2 Comments

  1. Little Sisters of the Grassland may look like kitsch to professors, but to a five year old (my age when my parents, who bought it at China Books in San Francisco, gave it to me), those little girls commitment to their village’s herd, and Mao’s fatherly appreciation of their sacrifice, was deeply meaningful. This was the Reagan era when, as far as pink diaper babies like myself knew, the president was a demon who carried around a button with which he could destroy the world. That book was comforting to me, just as picture-books about Jesus and Heaven were comforting to my Christian cousins. (My parents waited till I was older to explain what Mao was really like). It’s easy to laugh about it now but I’m sorry that my niece doesn’t get to have similar fantasies of a socialist heaven on earth.

  2. I agree with Lily Chumley.
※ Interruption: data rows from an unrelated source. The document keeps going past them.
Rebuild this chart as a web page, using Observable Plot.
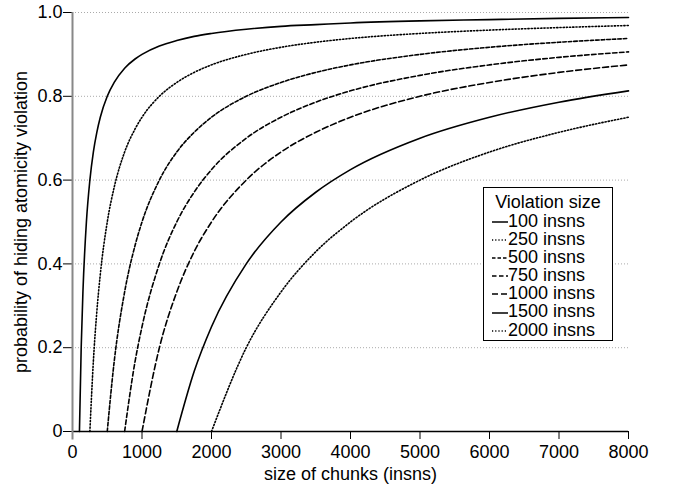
<!DOCTYPE html>
<html>
<head>
<meta charset="utf-8">
<script src="https://cdn.jsdelivr.net/npm/d3@7"></script>
<script src="https://cdn.jsdelivr.net/npm/@observablehq/plot@0.6"></script>
<style>
  html, body { margin: 0; padding: 0; background: #fff; }
  #wrap { position: relative; width: 673px; height: 489px; font-family: "Liberation Sans", Arial, Helvetica, sans-serif; }
  #legend { position: absolute; left: 483px; top: 187px; width: 128px; border: 1px solid #000; background: #fff;
            font-size: 18px; line-height: 18.1px; padding: 5px 0 1px 0; color: #000; }
  #legend .title { text-align: center; height: 19px; }
  #legend .row { display: flex; align-items: center; padding-left: 8px; height: 18.1px; }
  #legend svg { display: block; }
</style>
</head>
<body>
<div id="wrap"></div>
<script>
// ---- data ----
const chunkSizes = [100,125,150,200,250,300,350,400,500,600,750,900,1000,1250,1500,1750,2000,2500,3000,3500,4000,5000,6000,7000,8000];
const violationSizes = [100, 250, 500, 750, 1000, 1500, 2000];
const legendLabels = ["100 insns","250 insns","500 insns","750 insns","1000 insns","1500 insns","2000 insns"];
const p100  = [0,.2,.333,.5,.6,.667,.714,.75,.8,.833,.867,.889,.9,.92,.933,.943,.95,.96,.967,.971,.975,.98,.983,.986,.988];
const p250  = [null,null,null,null,0,.167,.286,.375,.5,.583,.667,.722,.75,.8,.833,.857,.875,.9,.917,.929,.938,.95,.958,.964,.969];
const p500  = [null,null,null,null,null,null,null,null,0,.167,.333,.444,.5,.6,.667,.714,.75,.8,.833,.857,.875,.9,.917,.929,.938];
const p750  = [null,null,null,null,null,null,null,null,null,null,0,.167,.25,.4,.5,.571,.625,.7,.75,.786,.813,.85,.875,.893,.906];
const p1000 = [null,null,null,null,null,null,null,null,null,null,null,null,0,.2,.333,.429,.5,.6,.667,.714,.75,.8,.833,.857,.875];
const p1500 = [null,null,null,null,null,null,null,null,null,null,null,null,null,null,0,.143,.25,.4,.5,.571,.625,.7,.75,.786,.813];
const p2000 = [null,null,null,null,null,null,null,null,null,null,null,null,null,null,null,null,0,.2,.333,.429,.5,.6,.667,.714,.75];
const xTicks = [0,1000,2000,3000,4000,5000,6000,7000,8000];
const yTicks = [0,0.2,0.4,0.6,0.8,1.0];
const gridValues = [0.2,0.4,0.6,0.8,1.0];

const seriesValues = [p100,p250,p500,p750,p1000,p1500,p2000];
const dashes = [null, "1.2,2", "3.5,2", "4.5,2.5", "6,3", null, "1.2,2"];

const rows = [];
seriesValues.forEach((vals, si) => {
  vals.forEach((y, i) => { if (y != null) rows.push({series: legendLabels[si], x: chunkSizes[i], y}); });
});

const font = '"Liberation Sans", Arial, Helvetica, sans-serif';

const lineMarks = legendLabels.map((lab, si) =>
  Plot.line(rows.filter(d => d.series === lab), {
    x: "x", y: "y", stroke: "#000", strokeWidth: 1.6,
    strokeDasharray: dashes[si] || undefined, curve: "monotone-x"
  })
);

const chart = Plot.plot({
  width: 673, height: 489,
  marginLeft: 72, marginRight: 45, marginTop: 12, marginBottom: 58,
  style: { fontFamily: font, fontSize: "18px", color: "#000", background: "#fff", overflow: "visible" },
  x: { domain: [0, 8000] },
  y: { domain: [0, 1] },
  marks: [
    Plot.ruleY(gridValues, { stroke: "#aaa", strokeWidth: 1, strokeDasharray: "1,2" }),
    Plot.ruleY([0], { stroke: "#000", strokeWidth: 1.3 }),
    Plot.axisX({ ticks: xTicks, tickSize: 8, tickPadding: 6, tickFormat: d => String(d), label: null, stroke: "#000" }),
    Plot.axisY({ ticks: yTicks, tickSize: 9, tickPadding: 1, tickFormat: d => d === 0 ? "0" : d.toFixed(1), label: null, stroke: "#000" }),
    Plot.ruleX([0], { y1: -0.02, y2: 1, stroke: "#888", strokeWidth: 2 }),
    ...lineMarks,
    Plot.text(["size of chunks (insns)"], { frameAnchor: "bottom", dy: 43, lineAnchor: "middle", textAnchor: "middle", fontSize: 18 }),
    Plot.text(["probability of hiding atomicity violation"], { frameAnchor: "left", dx: -51, rotate: -90, textAnchor: "middle", lineAnchor: "middle", fontSize: 18 })
  ]
});

const wrap = document.getElementById("wrap");
wrap.appendChild(chart);

// legend
const legend = document.createElement("div");
legend.id = "legend";
const title = document.createElement("div");
title.className = "title";
title.textContent = "Violation size";
legend.appendChild(title);
legendLabels.forEach((lab, si) => {
  const row = document.createElement("div");
  row.className = "row";
  const svg = d3.create("svg").attr("width", 16).attr("height", 18);
  svg.append("line").attr("x1", 0).attr("x2", 16).attr("y1", 10).attr("y2", 10)
     .attr("stroke", "#000").attr("stroke-width", 1.5)
     .attr("stroke-dasharray", dashes[si] || null);
  row.appendChild(svg.node());
  const t = document.createElement("span");
  t.textContent = lab;
  row.appendChild(t);
  legend.appendChild(row);
});
wrap.appendChild(legend);
</script>
</body>
</html>
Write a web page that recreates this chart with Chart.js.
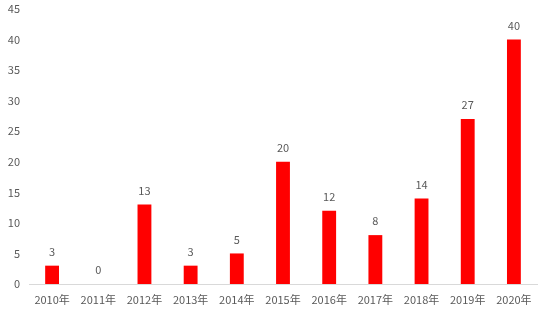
<!DOCTYPE html>
<html>
<head>
<meta charset="utf-8">
<script src="https://cdn.jsdelivr.net/npm/chart.js@4/dist/chart.umd.min.js"></script>
<style>
  html, body { margin: 0; padding: 0; background: #fff; }
  #wrap { width: 551px; height: 310px; }
</style>
</head>
<body>
<div id="wrap"><canvas id="chart"></canvas></div>
<script>
// 연도 라벨과 값
const years = ['2010年', '2011年', '2012年', '2013年', '2014年', '2015年', '2016年', '2017年', '2018年', '2019年', '2020年'];
const counts = [3, 0, 13, 3, 5, 20, 12, 8, 14, 27, 40];
const yTicks = [0, 5, 10, 15, 20, 25, 30, 35, 40, 45];

const FONT = "'Noto Sans CJK SC', 'DejaVu Sans', sans-serif";

// 막대 위 값 라벨
const valueLabels = {
    id: 'valueLabels',
    afterDatasetsDraw(chart) {
        const ctx = chart.ctx;
        const meta = chart.getDatasetMeta(0);
        ctx.save();
        ctx.font = '11px ' + FONT;
        ctx.fillStyle = '#595959';
        ctx.textAlign = 'center';
        ctx.textBaseline = 'middle';
        meta.data.forEach((bar, i) => {
            ctx.fillText(String(counts[i]), bar.x, bar.y - 14);
        });
        ctx.restore();
    }
};

new Chart(document.getElementById('chart').getContext('2d'), {
    type: 'bar',
    data: {
        labels: years,
        datasets: [{
            data: counts,
            backgroundColor: '#ff0000',
            barPercentage: 0.3,
            categoryPercentage: 1.0
        }]
    },
    options: {
        responsive: true,
        maintainAspectRatio: false,
        animation: false,
        layout: { padding: { top: 9, right: 14, left: 0, bottom: 0 } },
        plugins: {
            legend: { display: false },
            tooltip: { enabled: false }
        },
        scales: {
            x: {
                grid: { display: false, drawTicks: false },
                border: { display: true, color: '#d9d9d9', width: 1 },
                ticks: {
                    color: '#595959',
                    font: { family: FONT, size: 11 },
                    padding: 9,
                    maxRotation: 0,
                    autoSkip: false
                },
                afterFit(scale) { scale.height = 26; }
            },
            y: {
                min: 0,
                max: 45,
                grid: { display: false, drawTicks: false },
                border: { display: false },
                afterBuildTicks(scale) {
                    scale.ticks = yTicks.map(v => ({ value: v }));
                },
                ticks: {
                    color: '#595959',
                    font: { family: FONT, size: 11 },
                    padding: 9
                },
                afterFit(scale) {
                    scale.width = 29;
                    scale.paddingTop = 0;
                    scale.paddingBottom = 0;
                }
            }
        }
    },
    plugins: [valueLabels]
});
</script>
</body>
</html>
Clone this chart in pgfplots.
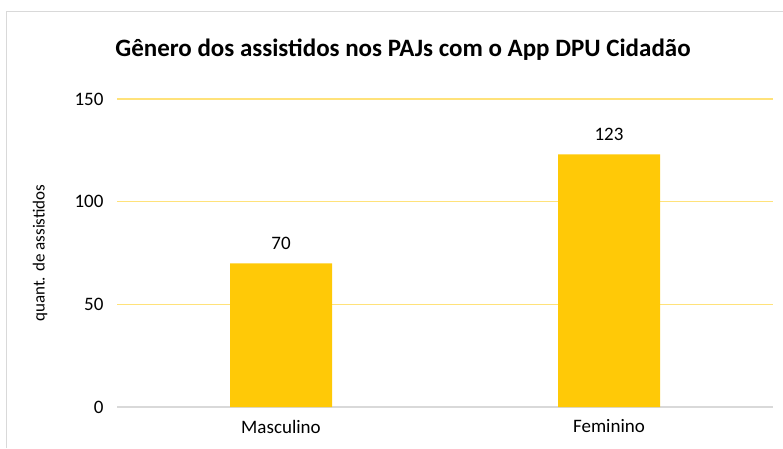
\documentclass[border=0pt]{standalone}
\usepackage{pgfplots}
\pgfplotsset{compat=1.18}
\usepackage{fontspec}
\setmainfont{Carlito}
\definecolor{barc}{HTML}{FFC907}
\definecolor{gridc}{HTML}{FFE27A}
\definecolor{framec}{HTML}{D9D9D9}
\begin{document}
\begin{tikzpicture}[x=1pt,y=1pt]
\useasboundingbox (0,0) rectangle (783,448);
\draw[framec,line width=1pt] (6,0) -- (6,436) -- (783,436);
\node[font=\fontsize{25}{30}\selectfont\bfseries] at (403,398) {Gênero dos assistidos nos PAJs com o App DPU Cidadão};
\begin{axis}[
  at={(117pt,41pt)}, anchor=south west,
  scale only axis, width=656pt, height=308pt,
  xmin=-0.5, xmax=1.5, ymin=0, ymax=150,
  xtick=data, xticklabels={Masculino,Feminino},
  ytick={0,50,100,150},
  ymajorgrids, major grid style={draw=gridc,line width=1.3pt},
  axis x line*=bottom, axis y line*=left,
  x axis line style={framec,line width=1.2pt,-},
  y axis line style={draw=none},
  tick style={draw=none},
  ticklabel style={font=\fontsize{19}{22}\selectfont},
  /pgf/number format/assume math mode=true,
  yticklabel style={xshift=-10pt},
  xticklabel style={yshift=-5pt},
  ylabel={quant. de assistidos},
  ylabel style={font=\fontsize{17}{20}\selectfont, at={(axis description cs:-0.1174,0.5)}, anchor=center},
  ybar, bar width=102pt,
  nodes near coords,
  nodes near coords style={font=\fontsize{19}{22}\selectfont, yshift=10pt},
]
\addplot[fill=barc, draw=none] coordinates {(0,70) (1,123)};
\end{axis}
\end{tikzpicture}
\end{document}
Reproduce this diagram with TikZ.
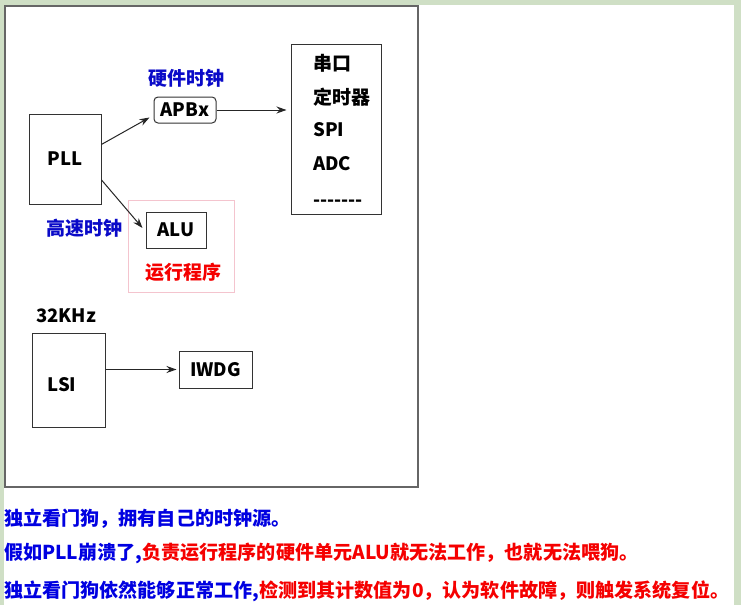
\documentclass[tikz,border=0pt]{standalone}
\usepackage{fontspec}
\setmainfont{Noto Sans CJK SC}
\usetikzlibrary{arrows.meta,calc}
\definecolor{bggreen}{RGB}{207,223,197}
\definecolor{lblue}{RGB}{10,10,200}
\definecolor{tblue}{RGB}{0,0,225}
\definecolor{tred}{RGB}{245,0,0}
\definecolor{pinkline}{RGB}{244,196,206}
\begin{document}
\begin{tikzpicture}[x=1pt,y=-1pt,
  box/.style={draw=black!80, line width=1pt, inner sep=0pt},
  cjk/.style={inner sep=0pt, font=\bfseries\fontsize{19}{19}\selectfont},
  lat/.style={inner sep=0pt, font=\bfseries\fontsize{18.5}{18.5}\selectfont},
  bottomtxt/.style={inner sep=0pt, anchor=west, font=\bfseries\fontsize{19.1}{19.1}\selectfont},
  arr/.style={-{Stealth[length=10pt,width=7pt]}, line width=1pt, draw=black!85},
  ]
\fill[bggreen] (0,0) rectangle (741,605);
\fill[white] (4,5) rectangle (734,605);
\useasboundingbox (0,0) rectangle (741,605);
\draw[black!60, line width=1.5pt] (5,6) rectangle (418,487);

% upper part
\node[box, lat, minimum width=72pt, minimum height=90pt] (pll) at (65,159) {PLL};
\node[box, lat, rounded corners=4pt, minimum width=62pt, minimum height=26pt] (apb) at (185,110) {APBx};
\node[cjk, text=lblue] (hwclk) at (186,78) {硬件时钟};
\node[box, minimum width=90pt, minimum height=170pt] (per) at (336,129) {};
\node[cjk, anchor=west] (p1) at (313,63) {串口};
\node[cjk, anchor=west] (p2) at (313,97) {定时器};
\node[lat, anchor=west] (p3) at (313,130) {SPI};
\node[lat, anchor=west] (p4) at (313,164) {ADC};
\node[lat, anchor=west] (p5) at (313,203) {-{}-{}-{}-{}-{}-{}-};

\node[draw=pinkline, line width=0.8pt, inner sep=0pt, minimum width=106pt, minimum height=92pt] (prog) at (181,246) {};
\node[box, lat, minimum width=60pt, minimum height=36pt] (alu) at (176,230) {ALU};
\node[cjk, text=tred] (run) at (183,272) {运行程序};
\node[cjk, text=lblue] (hsclk) at (84,228) {高速时钟};

% lower part
\node[lat] (khz) at (66,316) {32KHz};
\node[box, minimum width=73pt, minimum height=94pt] (lsi) at (68.5,380) {};
\node[lat] (lsitxt) at (62,385) {LSI};
\node[box, lat, minimum width=73pt, minimum height=37pt] (iwdg) at (215.5,369.5) {IWDG};

% connectors
\draw[arr] ($(pll.north east)!0.34!(pll.south east)$) -- ($(apb.south west)+(-4,-6)$);
\draw[arr, shorten >=4pt] (apb.east) -- (apb.east -| per.west);
\draw[arr] ($(pll.north east)!0.73!(pll.south east)$) -- ($(alu.west)+(-3,-2)$);
\draw[arr, shorten >=2pt] (lsi.east |- iwdg.west) -- (iwdg.west);

% bottom text
\node[bottomtxt, text=tblue] (l1) at (4,519) {独立看门狗，拥有自己的时钟源。};
\node[bottomtxt] (l2) at (4,553) {\textcolor{tblue}{假如PLL崩溃了,}\textcolor{tred}{负责运行程序的硬件单元ALU就无法工作，也就无法喂狗。}};
\node[bottomtxt] (l3) at (4,591) {\textcolor{tblue}{独立看门狗依然能够正常工作,}\textcolor{tred}{检测到其计数值为0，认为软件故障，则触发系统复位。}};
\end{tikzpicture}
\end{document}
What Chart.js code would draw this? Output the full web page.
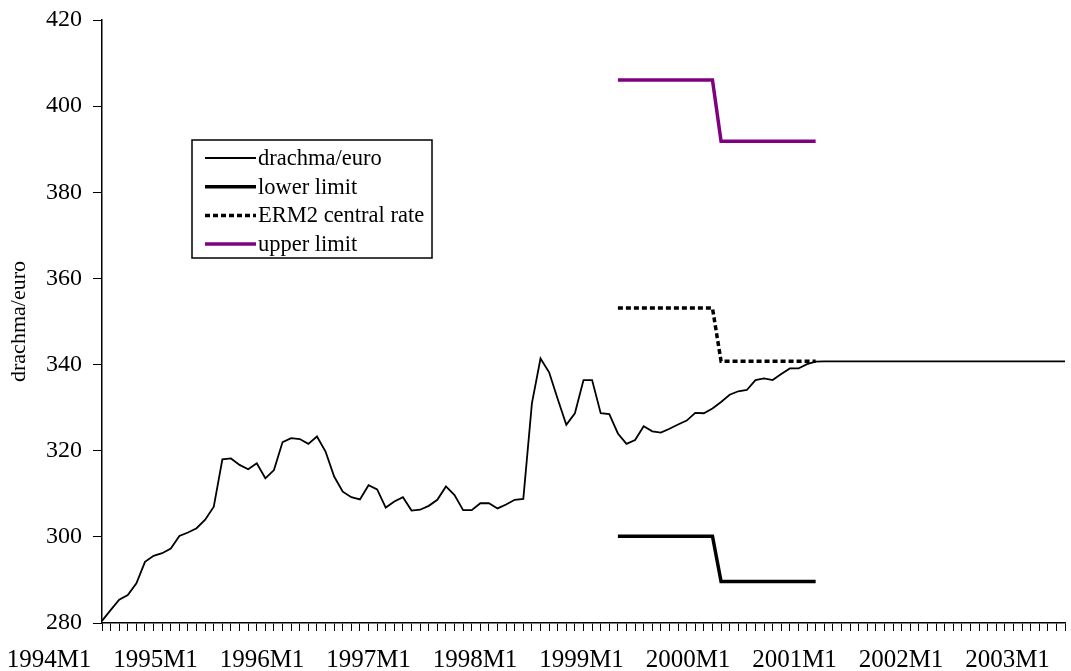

I am her parents’ age, and i bought “Little Sisters of the Grassland,” along with several other Culterual Revolution style illustrated childrens’ books for my daughter, also at China Books in San Francisco. We lived on a back-to-the-land hippie commune in the Missouri Ozarks and raised goats and sheep. “Little Sisters of the Grassland” soon became one of my daughter’s favourite read-to-me books, along with “A Kiss for Little Bear” by Elsie Holmelund Minarik and Maurice Sendak, “Green Eggs and Ham” by Dr. Seuss, and “Emily the Goat” by Jane Pilgrim. I found it a delight to read aloud, and the illustrations were beautiful, bucolic, and heroic. Yes, we all know about Chairman Mao — but “Little Sisters of the Grassland” is not about Maoism; it is about loyalty and bravery. It was interesting to me that when my daughter grew up, she took a long trip to Mongolia, to see the landscape that had spawned that story. In fact, i found this web site because she recently had a baby of her own, and she askd me to find a copy of “Little Sisters of the Grassland” so that she can share it with her son. That is the test of a really good children’s book — that you want to read it to your children, just the way it was read to you.